**Set exercise**
Your task is to output the listing word for word, with pictures excluded.

**Dataset excerpt**
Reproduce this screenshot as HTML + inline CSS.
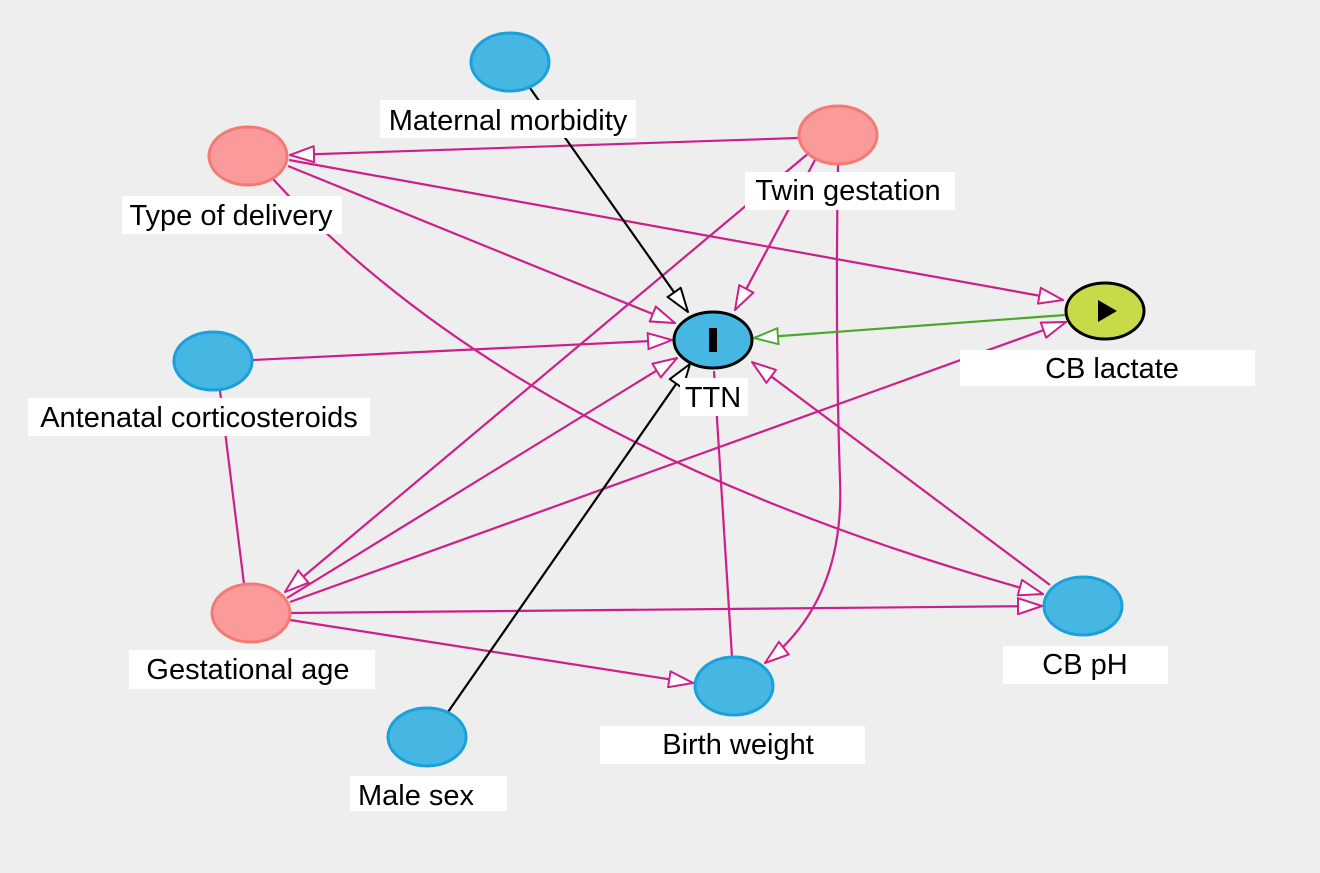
<!DOCTYPE html>
<html><head><meta charset="utf-8"><style>
html,body{margin:0;padding:0;background:#eeeeee;}
svg{display:block;}
text{font-family:"Liberation Sans",Arial,sans-serif;font-size:29px;fill:#000;}
</style></head><body>
<svg width="1320" height="873" viewBox="0 0 1320 873" xmlns="http://www.w3.org/2000/svg">
<defs>
<marker id="mp" viewBox="0 0 26 18" refX="25" refY="9" markerWidth="26" markerHeight="18" markerUnits="userSpaceOnUse" orient="auto">
<polygon points="1,1 25,9 1,17" fill="#fff" stroke="#cc1f8a" stroke-width="2"/></marker>
<marker id="mk" viewBox="0 0 26 18" refX="25" refY="9" markerWidth="26" markerHeight="18" markerUnits="userSpaceOnUse" orient="auto">
<polygon points="1,1 25,9 1,17" fill="#fff" stroke="#000" stroke-width="2"/></marker>
<marker id="mg" viewBox="0 0 26 18" refX="25" refY="9" markerWidth="26" markerHeight="18" markerUnits="userSpaceOnUse" orient="auto">
<polygon points="1,1 25,9 1,17" fill="#fff" stroke="#4aa82a" stroke-width="2"/></marker>
</defs>
<rect width="1320" height="873" fill="#eeeeee"/>
<g stroke="#cc1f8a" stroke-width="2.2" fill="none">
<line x1="798" y1="138" x2="290" y2="155" marker-end="url(#mp)"/>
<line x1="288" y1="166" x2="675" y2="323" marker-end="url(#mp)"/>
<line x1="289" y1="160" x2="1063" y2="300" marker-end="url(#mp)"/>
<path d="M272,178 Q520,450 1043,594" marker-end="url(#mp)"/>
<line x1="815" y1="160" x2="735" y2="310" marker-end="url(#mp)"/>
<line x1="810" y1="152" x2="285" y2="592" marker-end="url(#mp)"/>
<path d="M838,165 Q835,330 840,480 Q845,600 765,663" marker-end="url(#mp)"/>
<line x1="253" y1="360" x2="672" y2="340" marker-end="url(#mp)"/>
<line x1="220" y1="391" x2="244" y2="584"/>
<line x1="287" y1="598" x2="677" y2="358" marker-end="url(#mp)"/>
<line x1="290" y1="602" x2="1066" y2="322" marker-end="url(#mp)"/>
<line x1="291" y1="613" x2="1042" y2="606" marker-end="url(#mp)"/>
<line x1="290" y1="620" x2="693" y2="683" marker-end="url(#mp)"/>
<line x1="732" y1="657" x2="714" y2="371"/>
<line x1="1050" y1="585" x2="752" y2="362" marker-end="url(#mp)"/>
</g>
<line x1="1065" y1="315" x2="754" y2="338" stroke="#4aa82a" stroke-width="2.2" marker-end="url(#mg)"/>
<line x1="530" y1="88" x2="688" y2="312" stroke="#000" stroke-width="2.2" marker-end="url(#mk)"/>
<line x1="448" y1="712" x2="690" y2="364" stroke="#000" stroke-width="2.2" marker-end="url(#mk)"/>
<g stroke-width="3">
<ellipse cx="510" cy="62" rx="39" ry="29" fill="#45b7e2" stroke="#1aa0dc"/>
<ellipse cx="248" cy="156" rx="39" ry="29" fill="#fa9a9a" stroke="#f47a74"/>
<ellipse cx="838" cy="135" rx="39" ry="29" fill="#fa9a9a" stroke="#f47a74"/>
<ellipse cx="213" cy="361" rx="39" ry="29" fill="#45b7e2" stroke="#1aa0dc"/>
<ellipse cx="251" cy="613" rx="39" ry="29" fill="#fa9a9a" stroke="#f47a74"/>
<ellipse cx="427" cy="737" rx="39" ry="29" fill="#45b7e2" stroke="#1aa0dc"/>
<ellipse cx="734" cy="686" rx="39" ry="29" fill="#45b7e2" stroke="#1aa0dc"/>
<ellipse cx="1083" cy="606" rx="39" ry="29" fill="#45b7e2" stroke="#1aa0dc"/>
<ellipse cx="713" cy="340" rx="39" ry="28" fill="#45b7e2" stroke="#000"/>
<ellipse cx="1105" cy="311" rx="39" ry="28" fill="#c9da48" stroke="#000"/>
</g>
<rect x="709" y="328" width="8" height="24" fill="#000"/>
<polygon points="1098,300 1117,311 1098,322" fill="#000"/>
<g fill="#fff">
<rect x="380" y="100" width="256" height="38"/>
<rect x="122" y="196" width="220" height="38"/>
<rect x="745" y="172" width="210" height="38"/>
<rect x="680" y="378" width="68" height="38"/>
<rect x="960" y="350" width="295" height="36"/>
<rect x="28" y="398" width="342" height="38"/>
<rect x="129" y="650" width="246" height="39"/>
<rect x="350" y="776" width="157" height="35"/>
<rect x="600" y="726" width="265" height="38"/>
<rect x="1003" y="646" width="165" height="38"/>
</g>
<g text-anchor="middle">
<text x="508" y="130">Maternal morbidity</text>
<text x="231" y="225">Type of delivery</text>
<text x="848" y="200">Twin gestation</text>
<text x="713" y="407">TTN</text>
<text x="1112" y="378">CB lactate</text>
<text x="199" y="427">Antenatal corticosteroids</text>
<text x="248" y="679">Gestational age</text>
<text x="416" y="805">Male sex</text>
<text x="738" y="754">Birth weight</text>
<text x="1085" y="674">CB pH</text>
</g>
</svg>
</body></html>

**Result for this exercise**
Reproduce this screenshot as HTML + inline CSS.
<!DOCTYPE html>
<html><head><meta charset="utf-8"><style>
html,body{margin:0;padding:0;background:#eeeeee;}
svg{display:block;}
text{font-family:"Liberation Sans",Arial,sans-serif;font-size:29px;fill:#000;}
</style></head><body>
<svg width="1320" height="873" viewBox="0 0 1320 873" xmlns="http://www.w3.org/2000/svg">
<defs>
<marker id="mp" viewBox="0 0 26 18" refX="25" refY="9" markerWidth="26" markerHeight="18" markerUnits="userSpaceOnUse" orient="auto">
<polygon points="1,1 25,9 1,17" fill="#fff" stroke="#cc1f8a" stroke-width="2"/></marker>
<marker id="mk" viewBox="0 0 26 18" refX="25" refY="9" markerWidth="26" markerHeight="18" markerUnits="userSpaceOnUse" orient="auto">
<polygon points="1,1 25,9 1,17" fill="#fff" stroke="#000" stroke-width="2"/></marker>
<marker id="mg" viewBox="0 0 26 18" refX="25" refY="9" markerWidth="26" markerHeight="18" markerUnits="userSpaceOnUse" orient="auto">
<polygon points="1,1 25,9 1,17" fill="#fff" stroke="#4aa82a" stroke-width="2"/></marker>
</defs>
<rect width="1320" height="873" fill="#eeeeee"/>
<g stroke="#cc1f8a" stroke-width="2.2" fill="none">
<line x1="798" y1="138" x2="290" y2="155" marker-end="url(#mp)"/>
<line x1="288" y1="166" x2="675" y2="323" marker-end="url(#mp)"/>
<line x1="289" y1="160" x2="1063" y2="300" marker-end="url(#mp)"/>
<path d="M272,178 Q520,450 1043,594" marker-end="url(#mp)"/>
<line x1="815" y1="160" x2="735" y2="310" marker-end="url(#mp)"/>
<line x1="810" y1="152" x2="285" y2="592" marker-end="url(#mp)"/>
<path d="M838,165 Q835,330 840,480 Q845,600 765,663" marker-end="url(#mp)"/>
<line x1="253" y1="360" x2="672" y2="340" marker-end="url(#mp)"/>
<line x1="220" y1="391" x2="244" y2="584"/>
<line x1="287" y1="598" x2="677" y2="358" marker-end="url(#mp)"/>
<line x1="290" y1="602" x2="1066" y2="322" marker-end="url(#mp)"/>
<line x1="291" y1="613" x2="1042" y2="606" marker-end="url(#mp)"/>
<line x1="290" y1="620" x2="693" y2="683" marker-end="url(#mp)"/>
<line x1="732" y1="657" x2="714" y2="371"/>
<line x1="1050" y1="585" x2="752" y2="362" marker-end="url(#mp)"/>
</g>
<line x1="1065" y1="315" x2="754" y2="338" stroke="#4aa82a" stroke-width="2.2" marker-end="url(#mg)"/>
<line x1="530" y1="88" x2="688" y2="312" stroke="#000" stroke-width="2.2" marker-end="url(#mk)"/>
<line x1="448" y1="712" x2="690" y2="364" stroke="#000" stroke-width="2.2" marker-end="url(#mk)"/>
<g stroke-width="3">
<ellipse cx="510" cy="62" rx="39" ry="29" fill="#45b7e2" stroke="#1aa0dc"/>
<ellipse cx="248" cy="156" rx="39" ry="29" fill="#fa9a9a" stroke="#f47a74"/>
<ellipse cx="838" cy="135" rx="39" ry="29" fill="#fa9a9a" stroke="#f47a74"/>
<ellipse cx="213" cy="361" rx="39" ry="29" fill="#45b7e2" stroke="#1aa0dc"/>
<ellipse cx="251" cy="613" rx="39" ry="29" fill="#fa9a9a" stroke="#f47a74"/>
<ellipse cx="427" cy="737" rx="39" ry="29" fill="#45b7e2" stroke="#1aa0dc"/>
<ellipse cx="734" cy="686" rx="39" ry="29" fill="#45b7e2" stroke="#1aa0dc"/>
<ellipse cx="1083" cy="606" rx="39" ry="29" fill="#45b7e2" stroke="#1aa0dc"/>
<ellipse cx="713" cy="340" rx="39" ry="28" fill="#45b7e2" stroke="#000"/>
<ellipse cx="1105" cy="311" rx="39" ry="28" fill="#c9da48" stroke="#000"/>
</g>
<rect x="709" y="328" width="8" height="24" fill="#000"/>
<polygon points="1098,300 1117,311 1098,322" fill="#000"/>
<g fill="#fff">
<rect x="380" y="100" width="256" height="38"/>
<rect x="122" y="196" width="220" height="38"/>
<rect x="745" y="172" width="210" height="38"/>
<rect x="680" y="378" width="68" height="38"/>
<rect x="960" y="350" width="295" height="36"/>
<rect x="28" y="398" width="342" height="38"/>
<rect x="129" y="650" width="246" height="39"/>
<rect x="350" y="776" width="157" height="35"/>
<rect x="600" y="726" width="265" height="38"/>
<rect x="1003" y="646" width="165" height="38"/>
</g>
<g text-anchor="middle">
<text x="508" y="130">Maternal morbidity</text>
<text x="231" y="225">Type of delivery</text>
<text x="848" y="200">Twin gestation</text>
<text x="713" y="407">TTN</text>
<text x="1112" y="378">CB lactate</text>
<text x="199" y="427">Antenatal corticosteroids</text>
<text x="248" y="679">Gestational age</text>
<text x="416" y="805">Male sex</text>
<text x="738" y="754">Birth weight</text>
<text x="1085" y="674">CB pH</text>
</g>
</svg>
</body></html>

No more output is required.